[START]
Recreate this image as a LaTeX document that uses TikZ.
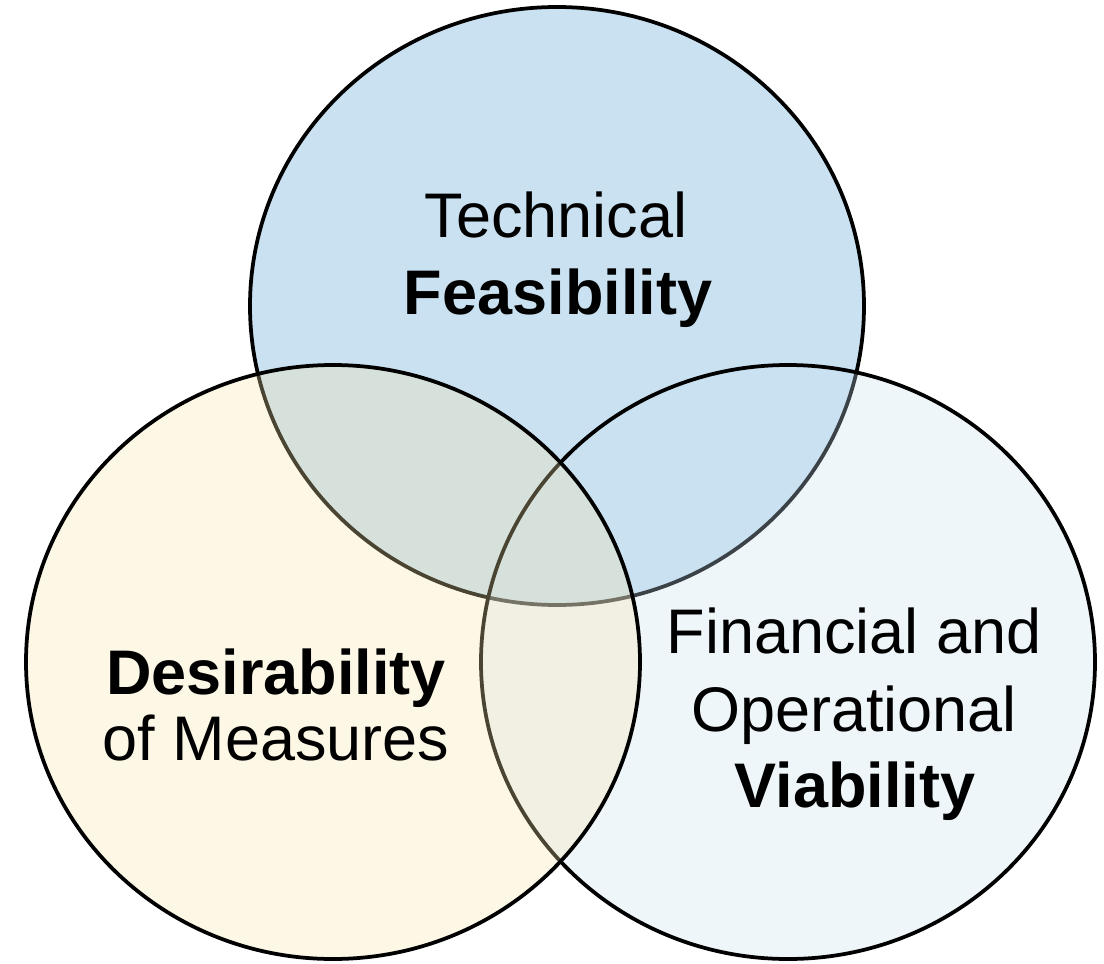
\documentclass[tikz,border=0pt]{standalone}
\usepackage{fontspec}
\setmainfont{Liberation Sans}
\definecolor{topblue}{RGB}{201,225,240}
\definecolor{lefttan}{RGB}{248,228,172}
\begin{document}
\begin{tikzpicture}[x=1pt,y=-1pt,
  ring/.style={line width=3.75pt, draw=black},
  lbl/.style={anchor=base, inner sep=0pt, font=\fontsize{63}{75}\selectfont},
  boldlbl/.style={anchor=base, inner sep=0pt, font=\fontsize{63}{75}\selectfont\bfseries}]
\useasboundingbox (0,0) rectangle (1104,964);
\path[ring, fill=topblue] (557,306) ellipse [x radius=307pt, y radius=299pt];
\path[ring, fill=topblue, fill opacity=0.3] (788,662) ellipse [x radius=307pt, y radius=297pt];
\path[ring, fill=lefttan, fill opacity=0.3] (333,662) ellipse [x radius=307pt, y radius=297pt];
\node[lbl] (t1) at (556,237) {Technical};
\node[boldlbl] (t2) at (558,314) {Feasibility};
\node[boldlbl] (l1) at (276,694) {Desirability};
\node[lbl] (l2) at (276,760) {of Measures};
\node[lbl] (r1) at (854,653) {Financial and};
\node[lbl] (r2) at (854,731) {Operational};
\node[boldlbl] (r3) at (855,807) {Viability};
\end{tikzpicture}
\end{document}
[END]
Output the lines above in full and exactly as given, omitting any pictures.

Recreate this image as a LaTeX document that uses TikZ.
\documentclass[tikz,border=0pt]{standalone}
\usepackage{fontspec}
\setmainfont{Liberation Sans}
\definecolor{topblue}{RGB}{201,225,240}
\definecolor{lefttan}{RGB}{248,228,172}
\begin{document}
\begin{tikzpicture}[x=1pt,y=-1pt,
  ring/.style={line width=3.75pt, draw=black},
  lbl/.style={anchor=base, inner sep=0pt, font=\fontsize{63}{75}\selectfont},
  boldlbl/.style={anchor=base, inner sep=0pt, font=\fontsize{63}{75}\selectfont\bfseries}]
\useasboundingbox (0,0) rectangle (1104,964);
\path[ring, fill=topblue] (557,306) ellipse [x radius=307pt, y radius=299pt];
\path[ring, fill=topblue, fill opacity=0.3] (788,662) ellipse [x radius=307pt, y radius=297pt];
\path[ring, fill=lefttan, fill opacity=0.3] (333,662) ellipse [x radius=307pt, y radius=297pt];
\node[lbl] (t1) at (556,237) {Technical};
\node[boldlbl] (t2) at (558,314) {Feasibility};
\node[boldlbl] (l1) at (276,694) {Desirability};
\node[lbl] (l2) at (276,760) {of Measures};
\node[lbl] (r1) at (854,653) {Financial and};
\node[lbl] (r2) at (854,731) {Operational};
\node[boldlbl] (r3) at (855,807) {Viability};
\end{tikzpicture}
\end{document}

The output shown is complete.